The variations mostly play with the sausage and the dress-up. Some carts fan a link split lengthwise for more browned surface; some swap in a firmer garlic pork sausage for more bite; some cut the link into coins and crisp them like a hash. Add cold cuts and pâté alongside the sausage and the roll drifts toward the assorted-charcuterie combination; drop the egg and lean entirely on the link and you have a plain bánh mì xúc xích, a simpler thing with its own write-up. What holds this version together is the pairing itself, a hard-browned sausage carried by a loose fried egg, neither one quite enough on its own.
The Saucisse That Stayed
The sausage is the part with a paper trail, and the trail runs back to the French. Xúc xích is a phonetic borrowing of the French saucisse, picked up during the colonial decades along with the rest of the charcuterie that reshaped the Vietnamese kitchen, the same wave of cured and ground pork that gave the bánh mì its pâté and pressed-pork roll. The egg arrived from the same kitchen by a separate door: ốp la traces to the French œufs au plat. Both names are colonial borrowings, and the sandwich is two French breakfast imports landing together in one Vietnamese loaf.

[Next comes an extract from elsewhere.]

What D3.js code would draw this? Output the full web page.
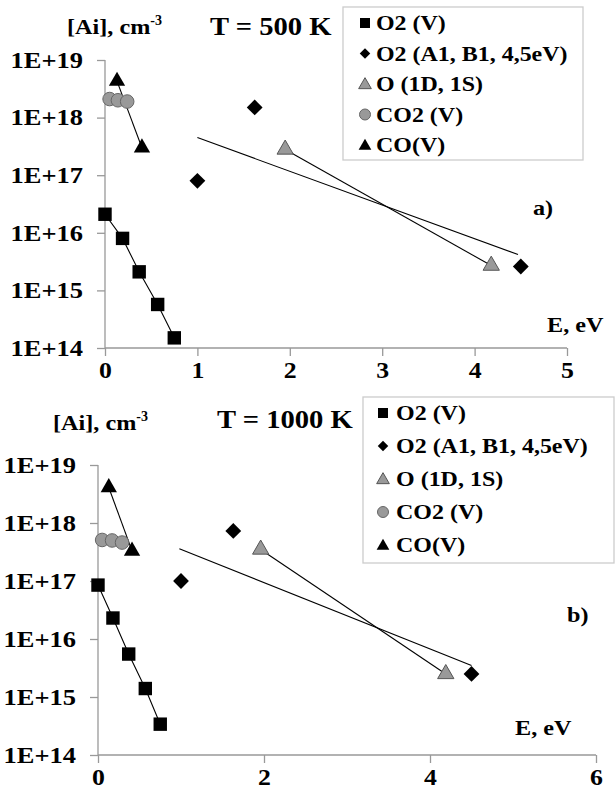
<!DOCTYPE html>
<html>
<head>
<meta charset="utf-8">
<script src="https://cdn.jsdelivr.net/npm/d3@7"></script>
<style>
  body { margin: 0; background: #fff; }
  text { font-family: "Liberation Serif", "Times New Roman", serif; font-weight: bold; fill: #000; }
</style>
</head>
<body>
<div id="chart"></div>
<script>
// legend names, same for both panels
const seriesNames = ["O2 (V)", "O2 (A1, B1, 4,5eV)", "O (1D, 1S)", "CO2 (V)", "CO(V)"];

// T = 500 K  (energy in eV, concentration in cm-3)
const o2vE500 = [0, 0.19, 0.37, 0.57, 0.75];
const o2vN500 = [2.1e16, 8e15, 2.1e15, 5.7e14, 1.5e14];
const o2abE500 = [1.0, 1.62, 4.5];
const o2abN500 = [8e16, 1.5e18, 2.6e15];
const oE500 = [1.95, 4.18];
const oN500 = [2.8e17, 2.7e15];
const co2E500 = [0.05, 0.14, 0.24];
const co2N500 = [2.1e18, 2.0e18, 1.9e18];
const coE500 = [0.13, 0.4];
const coN500 = [4.3e18, 3.0e17];
const trendE500 = [1.0, 4.47];
const trendN500 = [4.5e17, 4.2e15];

// T = 1000 K
const o2vE1000 = [0, 0.18, 0.37, 0.57, 0.75];
const o2vN1000 = [8.5e16, 2.3e16, 5.5e15, 1.4e15, 3.4e14];
const o2abE1000 = [1.0, 1.63, 4.5];
const o2abN1000 = [1e17, 7.3e17, 2.5e15];
const oE1000 = [1.96, 4.19];
const oN1000 = [3.5e17, 2.5e15];
const co2E1000 = [0.05, 0.17, 0.29];
const co2N1000 = [5.1e17, 5.0e17, 4.6e17];
const coE1000 = [0.13, 0.41];
const coN1000 = [4.1e18, 3.3e17];
const trendE1000 = [0.98, 4.5];
const trendN1000 = [3.6e17, 3.5e15];

const yTicks = [1e14, 1e15, 1e16, 1e17, 1e18, 1e19];
const yTickLabels = ["1E+14", "1E+15", "1E+16", "1E+17", "1E+18", "1E+19"];
const xTicks500 = [0, 1, 2, 3, 4, 5];
const xTicks1000 = [0, 2, 4, 6];

const svg = d3.select("#chart")
  .append("svg")
    .attr("width", 616)
    .attr("height", 796);

const zip = (xs, ys) => xs.map((x, i) => [x, ys[i]]);

// the source picture has wide letters, so widen the glyphs a bit
function widen(sel, k) {
  sel.each(function() {
    const len = this.getComputedTextLength();
    d3.select(this).attr("textLength", len * k).attr("lengthAdjust", "spacingAndGlyphs");
  });
}

// marker shapes
const sq = d3.symbol().type(d3.symbolSquare).size(180);
const dia = d3.symbol().type(d3.symbolSquare).size(125);
const tri = d3.symbol().type(d3.symbolTriangle).size(115);

function drawPanel(p) {
  const x = d3.scaleLinear().domain(p.xDomain).range(p.xRange);
  const y = d3.scaleLog().domain([1e14, 1e19]).range(p.yRange);
  const g = svg.append("g");

  // axes
  const yAxis = g.append("g")
    .attr("transform", `translate(${p.xRange[0]},0)`)
    .call(d3.axisLeft(y).tickValues(yTicks).tickFormat((d, i) => yTickLabels[i]).tickSize(8).tickPadding(p.yPad));
  const xAxis = g.append("g")
    .attr("transform", `translate(0,${p.yRange[0]})`)
    .call(d3.axisBottom(x).tickValues(p.xTicks).tickFormat(d3.format("d")).tickSize(8).tickPadding(6));
  [yAxis, xAxis].forEach(a => {
    a.selectAll("path, line").attr("stroke", "#999").attr("stroke-width", 1.3);
    a.selectAll("text").attr("font-size", 23).attr("font-family", null);
  });
  widen(yAxis.selectAll("text"), 1.15);
  widen(xAxis.selectAll("text"), 1.12);
  xAxis.select(".domain").attr("d", `M${p.xRange[0]},0H${p.xRange[1]}`);
  yAxis.select(".domain").attr("d", `M0,${p.yRange[0]}V${p.yRange[1]}`);

  const line = d3.line().x(d => x(d[0])).y(d => y(d[1]));

  // connecting lines and the fitted trend line
  [p.o2v, p.o, p.co2, p.co, p.trend].forEach(s => {
    g.append("path").datum(s).attr("d", line)
      .attr("fill", "none").attr("stroke", "#000").attr("stroke-width", 1.1);
  });

  // markers
  g.selectAll(".sq").data(p.o2v).join("path")
    .attr("d", sq).attr("fill", "#000")
    .attr("transform", d => `translate(${x(d[0])},${y(d[1])})`);
  g.selectAll(".dia").data(p.o2ab).join("path")
    .attr("d", dia).attr("fill", "#000")
    .attr("transform", d => `translate(${x(d[0])},${y(d[1])}) rotate(45)`);
  g.selectAll(".otri").data(p.o).join("path")
    .attr("d", tri).attr("fill", "#999").attr("stroke", "#555").attr("stroke-width", 1)
    .attr("transform", d => `translate(${x(d[0])},${y(d[1])})`);
  g.selectAll(".circ").data(p.co2).join("circle")
    .attr("cx", d => x(d[0])).attr("cy", d => y(d[1])).attr("r", 6.8)
    .attr("fill", "#999").attr("stroke", "#666").attr("stroke-width", 1);
  g.selectAll(".cotri").data(p.co).join("path")
    .attr("d", tri).attr("fill", "#000")
    .attr("transform", d => `translate(${x(d[0])},${y(d[1])})`);

  // texts
  const yl = g.append("text").attr("x", p.yLabel[0]).attr("y", p.yLabel[1]).attr("font-size", 22);
  const ylMain = yl.append("tspan").text("[Ai], cm");
  yl.append("tspan").text("-3").attr("font-size", 14).attr("dy", -9);
  widen(ylMain, 1.1);
  const ti = g.append("text").attr("x", p.title[0]).attr("y", p.title[1]).attr("font-size", 26).text(p.titleText);
  const xl = g.append("text").attr("x", p.xLabel[0]).attr("y", p.xLabel[1]).attr("font-size", 22).text("E, eV");
  const tg = g.append("text").attr("x", p.tag[0]).attr("y", p.tag[1]).attr("font-size", 22).text(p.tagText);
  widen(ti, 1.1);
  widen(xl, 1.1);
  widen(tg, 1.1);

  // legend
  const L = p.legend;
  g.append("rect").attr("x", L.x).attr("y", L.y).attr("width", L.w).attr("height", L.h)
    .attr("fill", "#fff").attr("stroke", "#ccc").attr("stroke-width", 1.3);
  const items = g.selectAll(".leg").data(seriesNames).join("g")
    .attr("transform", (d, i) => `translate(${L.mx},${L.r0 + i * L.dr})`);
  const legSym = [
    d3.symbol().type(d3.symbolSquare).size(100),
    d3.symbol().type(d3.symbolSquare).size(55),
    d3.symbol().type(d3.symbolTriangle).size(70),
    null,
    d3.symbol().type(d3.symbolTriangle).size(70)
  ];
  items.each(function(d, i) {
    const it = d3.select(this);
    if (i === 3) {
      it.append("circle").attr("r", 5.5).attr("fill", "#999").attr("stroke", "#666");
    } else {
      it.append("path").attr("d", legSym[i])
        .attr("fill", i === 2 ? "#999" : "#000")
        .attr("stroke", i === 2 ? "#555" : "none")
        .attr("transform", i === 1 ? "rotate(45)" : i === 2 || i === 4 ? "translate(0,1)" : null);
    }
    const t = it.append("text").attr("x", L.tx).attr("y", 7).attr("font-size", L.fs).text(d);
    widen(t, L.k);
  });
}

drawPanel({
  xDomain: [0, 5], xRange: [105, 567], yRange: [348, 60], xTicks: xTicks500, yPad: 14,
  o2v: zip(o2vE500, o2vN500), o2ab: zip(o2abE500, o2abN500), o: zip(oE500, oN500),
  co2: zip(co2E500, co2N500), co: zip(coE500, coN500), trend: zip(trendE500, trendN500),
  yLabel: [67, 34], title: [210, 35], titleText: "T = 500 K",
  xLabel: [547, 332], tag: [533, 215], tagText: "a)",
  legend: {x: 343, y: 7, w: 240, h: 153, mx: 365, tx: 11, r0: 23, dr: 30.5, fs: 21, k: 1.14}
});

drawPanel({
  xDomain: [0, 6], xRange: [98, 596], yRange: [755, 465], xTicks: xTicks1000, yPad: 14,
  o2v: zip(o2vE1000, o2vN1000), o2ab: zip(o2abE1000, o2abN1000), o: zip(oE1000, oN1000),
  co2: zip(co2E1000, co2N1000), co: zip(coE1000, coN1000), trend: zip(trendE1000, trendN1000),
  yLabel: [53, 430], title: [217, 428], titleText: "T = 1000 K",
  xLabel: [515, 735], tag: [567, 622], tagText: "b)",
  legend: {x: 363, y: 397, w: 251, h: 166, mx: 383, tx: 13, r0: 413, dr: 33, fs: 22, k: 1.09}
});
</script>
</body>
</html>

The pairing itself was never invented so much as assembled. It is a folk combination of the obvious kind, the cheap fried egg a vendor already cooks plus a cheap sausage warmed on the same steel, named flatly for the two things in it; no cart needs crediting for an idea that simple. What did change over time is the sausage. The soft pink emulsified link the build leans on today is an industrial product, not the artisan saucisse of the colonial table, and that shift is the reason it became a children's order rather than a deli one.
That industrial sausage has a name and a date behind it. Vissan, the state meat company founded in Ho Chi Minh City on 20 November 1970, became the country's dominant maker of factory sausage, rolling out Vietnam's first shelf-stable sterilised links in 1997 and pushing them through tens of thousands of retail points, school canteens and street stalls among them. The French gave the sausage its name; a Vietnamese factory line gave the breakfast cart the cheap pink link the modern roll is actually built on.